Solution: establish regular validation cycles and centralize data sources.
2. Limited Resources and Time
Manual BIAs require significant effort and coordination.
Solution: streamline workflows and focus on the most critical processes first.
3. Siloed Information
Departments often hold isolated data, making dependencies unclear.
Solution: use cross-functional workshops or integrated tools to consolidate insights.
4. Rapidly Evolving Business Environments
Frequent organizational changes make BIA results obsolete quickly.
Solution: treat the BIA as a living document with scheduled updates.
5. Lack of Adoption
If perceived as theoretical, BIA results may not influence real decisions.
Solution: frame outputs in business terms—impact, cost, downtime, regulatory exposure.
Hint: Self-check your BCM preparedness! Use our free checklist to identify gaps, verify key tasks, and strengthen your business resilience.
How GRC Tools Support an Effective BIA
A modern GRC solution like ADOGRC enhances the BIA process by addressing its typical challenges:
Reliable, Centralized Data
Consolidates processes, dependencies, systems, and resources in one platform.
Efficient Use of Resources
Workflows, templates, and automation reduce manual effort and standardize assessments.
Dependency Visualization
Graphical maps reveal critical paths and interconnections across IT, operations, and suppliers.

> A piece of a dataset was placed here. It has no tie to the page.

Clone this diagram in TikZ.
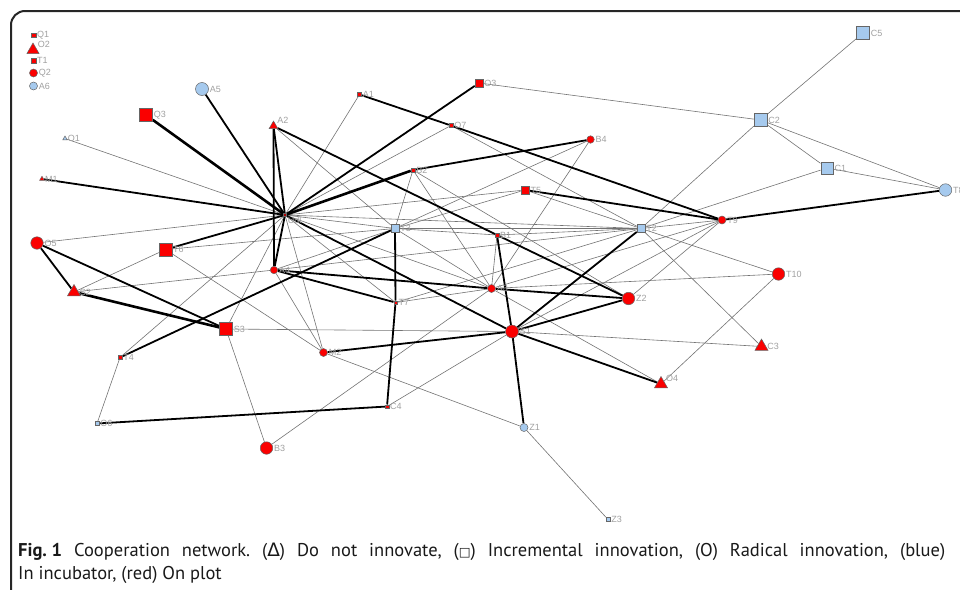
\documentclass[tikz,border=0pt]{standalone}
\usepackage{fontspec}
\setmainfont{PT Sans}
\newfontfamily\labfont{Liberation Sans}
\newfontfamily\symfont{DejaVu Sans}
\usetikzlibrary{shapes.geometric,backgrounds}

\definecolor{incub}{RGB}{166,202,238}
\definecolor{plot}{RGB}{250,0,0}
\definecolor{labgray}{RGB}{160,160,160}
\definecolor{linkgray}{RGB}{115,115,115}

\tikzstyle{lab}=[font=\labfont\fontsize{9}{9}\selectfont,text=labgray,inner sep=1pt]
\tikzstyle{weak}=[linkgray,line width=0.6pt]
\tikzstyle{strong}=[black,line width=1.8pt]
\tikzstyle{heavy}=[black,line width=2.6pt]
\tikzstyle{frame}=[black!85,line width=2pt,rounded corners=14pt]
\tikzstyle{capt}=[font=\fontsize{18.5}{20}\selectfont\frenchspacing,text=black!90,inner sep=0pt]
\tikzset{
  sqr/.style={rectangle,draw=black!60,line width=0.5pt,inner sep=0pt,minimum size=#1pt},
  cir/.style={circle,draw=black!60,line width=0.5pt,inner sep=0pt,minimum size=#1pt},
  tri/.style={regular polygon,regular polygon sides=3,draw=black!60,line width=0.5pt,inner sep=0pt,minimum size=#1pt}
}

\begin{document}
\begin{tikzpicture}[x=1pt,y=-1pt]
  \useasboundingbox (0,0) rectangle (960,589);
  \draw[frame] (11,11) rectangle (990,620);

  % isolates
  \node[sqr=4.5,fill=plot,label={[lab]right:Q1}] (Q1) at (33.5,35) {};
  \node[tri=14,fill=plot,label={[lab]20:O2}] (O2) at (33,50) {};
  \node[sqr=4.5,fill=plot,label={[lab]right:T1}] (T1) at (33.5,60.5) {};
  \node[cir=8,fill=plot,label={[lab]right:Q2}] (Q2) at (33.5,73) {};
  \node[cir=8,fill=incub,label={[lab]right:A6}] (A6) at (33.5,86) {};

  % network
  \node[sqr=3,fill=plot!70!black,label={[lab]-15:Udl}] (Udl) at (285,215) {};
  \node[cir=13,fill=incub,label={[lab]right:A5}] (A5) at (202,89) {};
  \node[sqr=13,fill=plot,label={[lab]right:Q3}] (Q3) at (146,115) {};
  \node[sqr=4,fill=plot,label={[lab]right:A1}] (A1) at (359.5,94.5) {};
  \node[sqr=8,fill=plot,label={[lab]right:O3}] (O3) at (479,83) {};
  \node[tri=10,fill=plot,label={[lab]20:A2}] (A2) at (273.5,126) {};
  \node[sqr=4,fill=plot,label={[lab]right:O7}] (O7) at (451,125.5) {};
  \node[tri=5,fill=incub,label={[lab]right:O1}] (O1) at (65,138.5) {};
  \node[tri=5.5,fill=plot,label={[lab]right:M1}] (M1) at (42,179) {};
  \node[sqr=4,fill=plot,label={[lab]right:B2}] (B2) at (413,170) {};
  \node[cir=7.5,fill=plot,label={[lab]right:B4}] (B4) at (590.5,139.5) {};
  \node[sqr=8.5,fill=plot,label={[lab]right:T5}] (T5) at (525,190) {};
  \node[sqr=8,fill=incub,label={[lab]right:T3}] (T3) at (395,228.5) {};
  \node[sqr=3.5,fill=plot,label={[lab]right:B1}] (B1) at (497,235) {};
  \node[sqr=8,fill=incub,label={[lab]right:T2}] (T2) at (641,228.5) {};
  \node[cir=8,fill=plot,label={[lab]right:T9}] (T9) at (722,220) {};
  \node[sqr=13,fill=incub,label={[lab]right:C5}] (C5) at (863,33) {};
  \node[sqr=13,fill=incub,label={[lab]right:C2}] (C2) at (760.5,120) {};
  \node[sqr=12.5,fill=incub,label={[lab]right:C1}] (C1) at (827,168) {};
  \node[cir=12.5,fill=incub,label={[lab]right:T8}] (T8) at (945.5,190) {};
  \node[cir=12.5,fill=plot,label={[lab]right:O5}] (O5) at (37,243) {};
  \node[sqr=12.5,fill=plot,label={[lab]right:T6}] (T6) at (165.5,249.5) {};
  \node[cir=7.5,fill=plot,label={[lab]right:A4}] (A4) at (274,270) {};
  \node[tri=15,fill=plot,label={[lab]right:S2}] (S2) at (74,292) {};
  \node[cir=8,fill=plot,label={[lab]right:A3}] (A3) at (491.5,288.5) {};
  \node[cir=12.5,fill=plot,label={[lab]right:T10}] (T10) at (778.5,274) {};
  \node[cir=12.5,fill=plot,label={[lab]right:Z2}] (Z2) at (628.5,298.5) {};
  \node[sqr=3.5,fill=plot,label={[lab]right:T7}] (T7) at (395.5,302.5) {};
  \node[cir=13,fill=plot,label={[lab]right:S1}] (S1) at (512,331.5) {};
  \node[sqr=13,fill=plot,label={[lab]right:S3}] (S3) at (226,329) {};
  \node[cir=8,fill=plot,label={[lab]right:M2}] (M2) at (323.5,352.5) {};
  \node[tri=15,fill=plot,label={[lab]right:C3}] (C3) at (761.5,346.5) {};
  \node[tri=15,fill=plot,label={[lab]20:O4}] (O4) at (661,384) {};
  \node[sqr=4,fill=plot,label={[lab]right:T4}] (T4) at (120,357.5) {};
  \node[sqr=3.5,fill=plot,label={[lab]right:C4}] (C4) at (387,406.5) {};
  \node[sqr=4,fill=incub,label={[lab]right:O6}] (O6) at (97,423.5) {};
  \node[cir=8,fill=incub,label={[lab]right:Z1}] (Z1) at (524,427.5) {};
  \node[cir=12.5,fill=plot,label={[lab]right:B3}] (B3) at (266.5,448) {};
  \node[sqr=4,fill=incub,label={[lab]right:Z3}] (Z3) at (608,519.5) {};

  \begin{scope}[on background layer]
    \foreach \a/\b in {Udl/O1,Udl/O5,Udl/T4,Udl/S3,Udl/A1,Udl/O7,Udl/T5,Udl/T3,
        Udl/T2,Udl/T7,Udl/A3,Udl/M2,A2/T3,O3/C2,O7/T2,B2/T3,B2/A3,B2/Z2,
        B4/A3,B4/T3,T5/T3,T5/T2,T3/T2,T3/B1,B1/T2,T3/A3,A4/S2,A4/M2,A4/T3,
        A4/T2,T6/T3,T6/M2,S2/T6,S3/S1,S3/B3,B3/A3,T4/O6,M2/Z1,C4/S1,Z1/Z3,
        A3/B1,A3/T7,A3/T10,A3/O4,A3/T9,S1/C3,S1/T9,T2/C2,T2/C1,T2/T9,T2/T10,
        T2/C3,T9/Z2,T10/O4,C2/C5,C2/C1,C2/T8,C1/T8,T7/T2}
      \draw[weak] (\a) -- (\b);
    \foreach \a/\b in {Udl/A5,Udl/M1,Udl/A2,Udl/A4,Udl/T6,Udl/O3,Udl/S1,
        A2/A4,A2/B1,B1/Z2,A1/O7,O7/T9,B2/B4,T5/T9,T9/T8,O5/S2,O5/S3,A4/A3,
        A4/T7,A3/Z2,T4/T3,T3/T7,T7/C4,C4/O6,M2/S1,S1/B1,S1/T2,S1/Z2,S1/O4,S1/Z1}
      \draw[strong] (\a) -- (\b);
    \foreach \a/\b in {Udl/Q3,Udl/B2,S2/S3}
      \draw[heavy] (\a) -- (\b);
  \end{scope}

  % caption (first line set justified)
  \node[capt,anchor=base west] (cap1) at (18,556)
    {\makebox[927pt][s]{\mbox{\textbf{Fig.~1}} Cooperation network. ({\symfont Δ}) Do not innovate, ({\symfont\fontsize{12.5}{12.5}\selectfont □}) Incremental innovation, (O) Radical innovation, (blue)}};
  \node[capt,anchor=base west] (cap2) at (18,579) {In incubator, (red) On plot};
\end{tikzpicture}
\end{document}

Adaptability and Continuous Updates
Easy updates ensure the BIA remains relevant as risks, systems, or regulations evolve.
Improved Adoption
Clear dashboards and KPIs make results actionable and understandable, improving stakeholder engagement.

Understand the impact of disruptions: A Business Impact Analysis in ADOGRC uncovers vulnerabilities, ranks critical areas by urgency, and helps prioritize the highest risks to minimize disruptions.
Summary
A well-executed Business Impact Analysis is essential for strengthening business continuity and building organizational resilience. By identifying critical processes, quantifying impacts, and mapping resource dependencies, companies gain the insights needed to prepare for disruptions and recover efficiently.
With the support of a GRC tool like ADOGRC, organizations can conduct BIAs more accurately, integrate results seamlessly into BCM, and ensure continuity strategies remain aligned with real operational needs.